Miccini’s artistic journey began in 1962 when he decided to abandon traditional linear poetry, finding it inadequate. He believed it was necessary to outline a new structure for poetry that extended beyond reading, creating a new kind of language. This led him to explore the overlap of different expressive codes, similar to the early 20th-century avant-garde movements like Surrealism, Dadaism, and Futurism—but without retracing their path. Drawing instead from the language of mass media, his early works gave rise to a new linguistic style where words and images intertwined, using the expressive tools of his own era.
In 1963, together with Lamberto Pignotti, musicians Sylvano Bussotti and Giuseppe Chiari, he founded Gruppo '70, coining the term “Visual Poetry.”

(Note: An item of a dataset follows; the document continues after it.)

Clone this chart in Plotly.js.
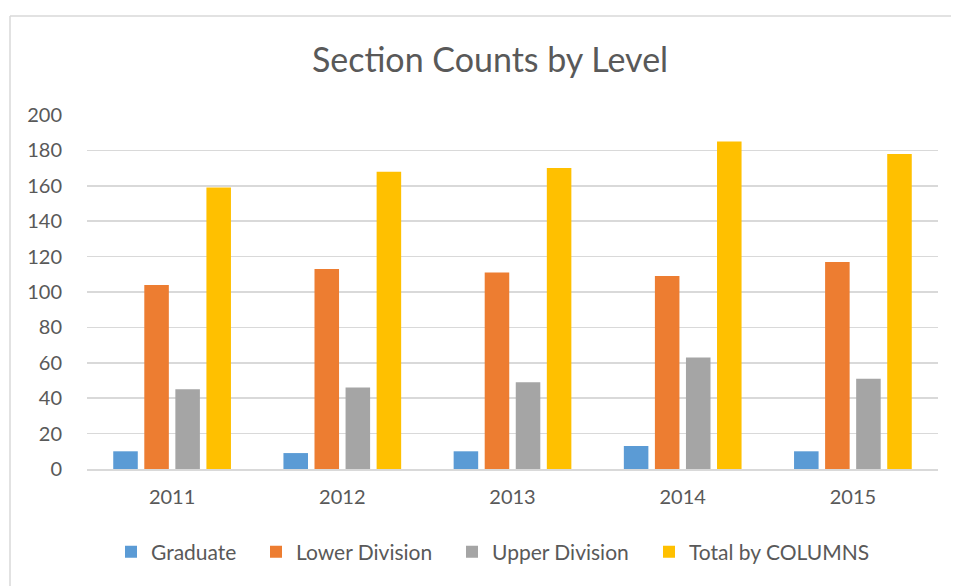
<!DOCTYPE html>
<html>
<head>
<meta charset="utf-8">
<script src="https://cdn.plot.ly/plotly-3.0.1.min.js"></script>
<style>html,body{margin:0;padding:0;background:#fff;}#chart{width:958px;height:586px;}</style>
</head>
<body>
<div id="chart"></div>
<script>
const years = ["2011", "2012", "2013", "2014", "2015"];
const graduate = [10, 9, 10, 13, 10];
const lowerDivision = [104, 113, 111, 109, 117];
const upperDivision = [45, 46, 49, 63, 51];
const totalByColumns = [159, 168, 170, 185, 178];
const seriesNames = ["Graduate", "Lower Division", "Upper Division", "Total by COLUMNS"];
const yTicks = [0, 20, 40, 60, 80, 100, 120, 140, 160, 180, 200];

const colors = ["#5b9bd5", "#ed7d31", "#a5a5a5", "#ffc000"];
const seriesValues = [graduate, lowerDivision, upperDivision, totalByColumns];
const FONT = "Lato, 'Open Sans', sans-serif";
const TXT = "#595959";
const legendIds = ["legend", "legend2", "legend3", "legend4"];
const legendStartPx = [125, 270, 466, 663];

const traces = seriesValues.map((vals, i) => ({
  type: "bar",
  name: seriesNames[i],
  x: years,
  y: vals,
  legend: legendIds[i],
  marker: {color: colors[i], line: {width: 0}},
  hoverinfo: "x+y+name"
}));

// plot area in pixels
const L = 87, R = 938, T = 115, B = 469, W = 958, H = 586;
const px = v => (v - L) / (R - L);
const py = v => (B - v) / (B - T);

const layout = {
  width: W, height: H,
  margin: {l: L, r: W - R, t: T, b: H - B, pad: 0},
  paper_bgcolor: "#ffffff",
  plot_bgcolor: "#ffffff",
  font: {family: FONT, color: TXT, size: 20},
  title: {
    text: "Section Counts by Level",
    font: {family: FONT, size: 34, color: TXT},
    x: 490 / W, xref: "container", xanchor: "center",
    y: 1 - 60 / H, yref: "container", yanchor: "middle"
  },
  barmode: "group",
  bargap: 0.27,
  bargroupgap: 0.21,
  xaxis: {
    type: "category",
    showgrid: false,
    showline: true, linecolor: "#d9d9d9", linewidth: 1.5,
    ticks: "outside", ticklen: 9, tickcolor: "rgba(0,0,0,0)",
    tickfont: {family: FONT, size: 20, color: TXT},
    zeroline: false, fixedrange: true
  },
  yaxis: {
    range: [0, 200],
    tickvals: yTicks,
    ticktext: yTicks.map(String),
    showgrid: true, gridcolor: "#d9d9d9", gridwidth: 1.5,
    showline: false, zeroline: false,
    ticks: "outside", ticklen: 20, tickcolor: "rgba(0,0,0,0)",
    tickfont: {family: FONT, size: 20, color: TXT},
    fixedrange: true
  },
  showlegend: true,
  shapes: [
    {type: "line", xref: "paper", yref: "paper", x0: px(10), x1: px(951), y0: py(16), y1: py(16), line: {color: "#d9d9d9", width: 1.5}},
    {type: "line", xref: "paper", yref: "paper", x0: px(10), x1: px(10), y0: py(16), y1: py(600), line: {color: "#d9d9d9", width: 1.5}}
  ]
};

legendIds.forEach((id, i) => {
  layout[id] = {
    orientation: "h",
    x: px(legendStartPx[i] - 14), xanchor: "left",
    y: py(552), yanchor: "middle",
    font: {family: FONT, size: 21, color: TXT},
    itemwidth: 30,
    bgcolor: "rgba(0,0,0,0)"
  };
});

Plotly.newPlot("chart", traces, layout, {displayModeBar: false, staticPlot: true});
</script>
</body>
</html>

This marked a period of great productivity in terms of performances, exhibitions, and publications, beginning with two major conferences in Florence: Art and Communication (1963) and Art and Technology (1964). These explored interdisciplinary and inter-artistic practices—mixed media events that went beyond the visual to include all sensory experiences, adding sounds, noises, and scents. The goal was to break free from the traditional ways of writing poetry and invent new modes of expression beyond the rules of the publishing industry.
This new type of poetry gained traction, setting itself apart from Gruppo '63, which focused on self-reflective, regressive, and linguistic poetry. In contrast, Gruppo '70 created logo-iconic and synesthetic poetry, untethered from the written word alone.

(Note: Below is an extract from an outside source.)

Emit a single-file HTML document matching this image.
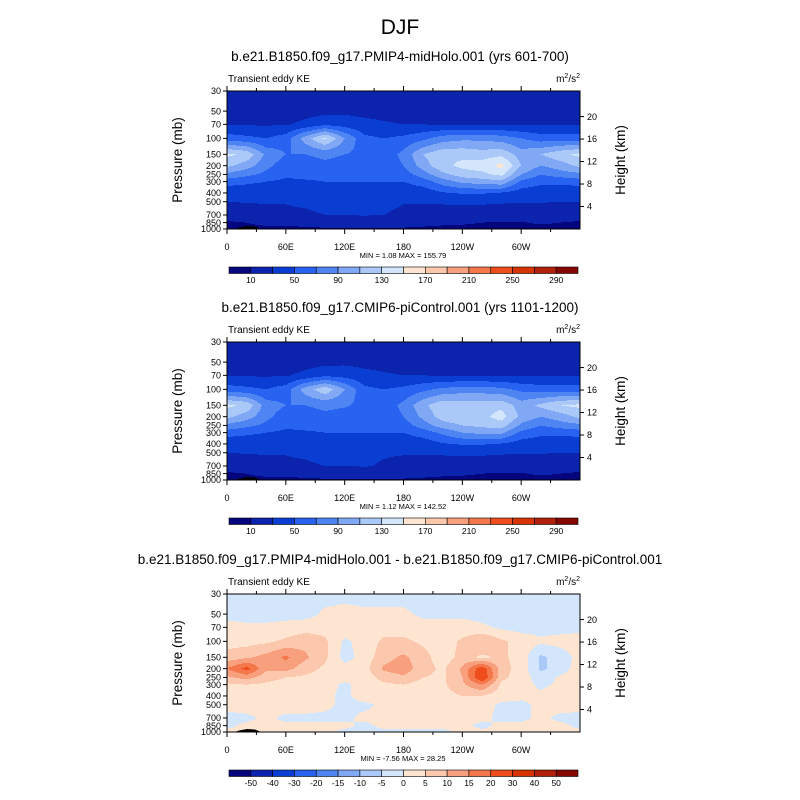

In 1969, he founded the Centro Téchne in Florence (from the Greek word meaning both art and technical skill), where he edited the magazine of the same name devoted to verbo-visual experimentation. He organized meetings, exhibitions, and performances and published works such as Visual Poems 1962–1970, Archive of Italian Visual Poetry, and Ex Rebus (1970).
Following in the path of Gruppo '70, many artists and writers began exploring the intersection of art and mass communication. However, Visual Poetry still struggled for official critical recognition, as it was neither painting nor literature.

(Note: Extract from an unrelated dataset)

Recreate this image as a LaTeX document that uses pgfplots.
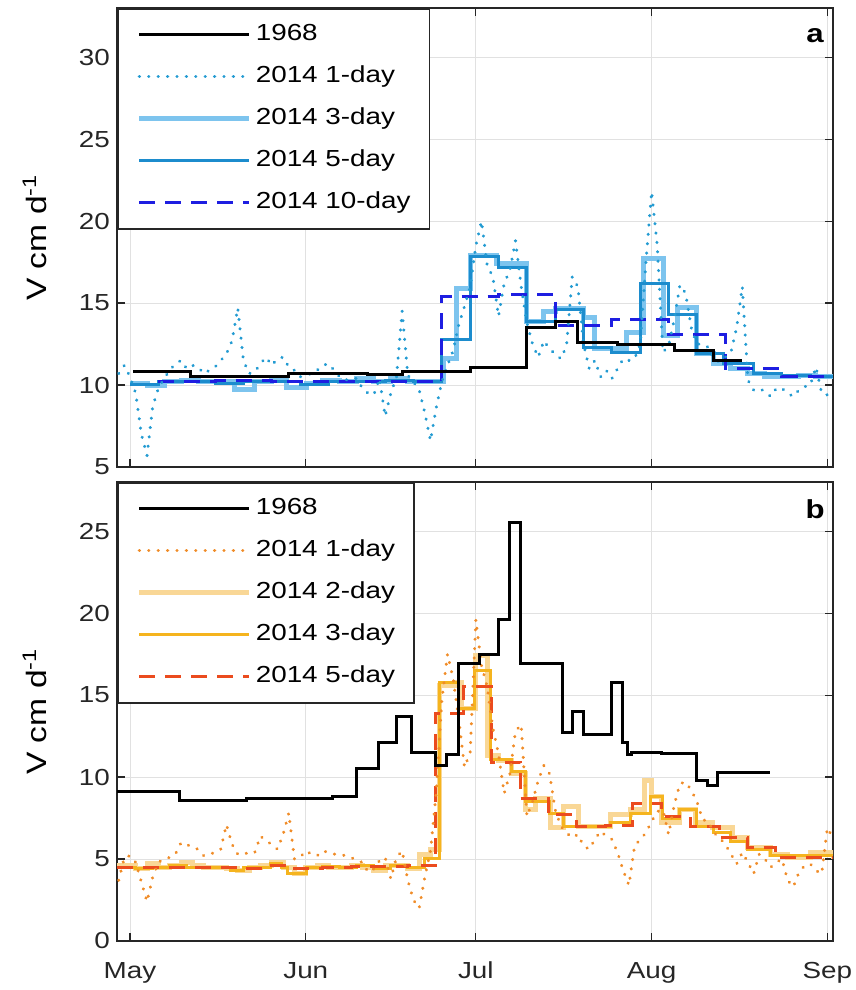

In the 1970s, in addition to his artistic and poetic endeavors, Miccini turned to teaching. He began collaborating with the University of Florence’s Faculty of Architecture as a scholar of Semiotic Disciplines, working alongside Egidio Mucci, professor of Visual Communication Techniques.
In 1972, he was invited to the Venice Biennale in the section The Book as a Place of Research, curated by Roberto Barilli and Daniela Palazzoli. He returned to the Biennale in 1980 for the exhibition The Time of the Museum.
In 1983, he co-founded the international group Logomotives with Arias-Misson, Jules Blaine, Jean François Bory, Paul De Vree, Sarenco, and Franco Verdi. Two years later, in 1985, he resumed his teaching career, moving from Florence to Verona, where he taught Contemporary Art History at the Fine Arts Academies of both Verona and Ravenna for eight years. In 1986, he returned once more to the Venice Biennale (Art and Science) and served as commissioner for the Visual Poetry section at the 11th Rome Quadriennale.
He participated in his final Venice Biennale in 1993 and returned to live in Florence, continuing to pursue his passion for poetry.
He took part in numerous international exhibitions, including at the MoMA in New York, the Stedelijk Museum in Amsterdam, the National Gallery in Warsaw, and other institutions in Antwerp, Valencia, Ferrara’s Palazzo dei Diamanti, Florence’s Palazzo Vecchio, GAM in Turin, Hayward Gallery in London, Queensland Art Gallery in Brisbane, Palazzo Forti in Verona, and museums in Marseille, among others.
Numerous thesis and doctoral dissertations have been dedicated to Miccini’s work (including at the Sorbonne in Paris and the University of Belgrade), and he is included in many anthologies and school textbooks.
His works are also held in several public collections, including the Museo della Pilotta in Parma, the Museum of Modern Art in New York, and the civic galleries of Céret, Mantua, Bologna, Valencia, Antwerp, Łódź, Malo, Ghibellina, Warsaw, Perth, Tokyo, and others.
He passed away in his hometown, Florence, on June 19, 2007.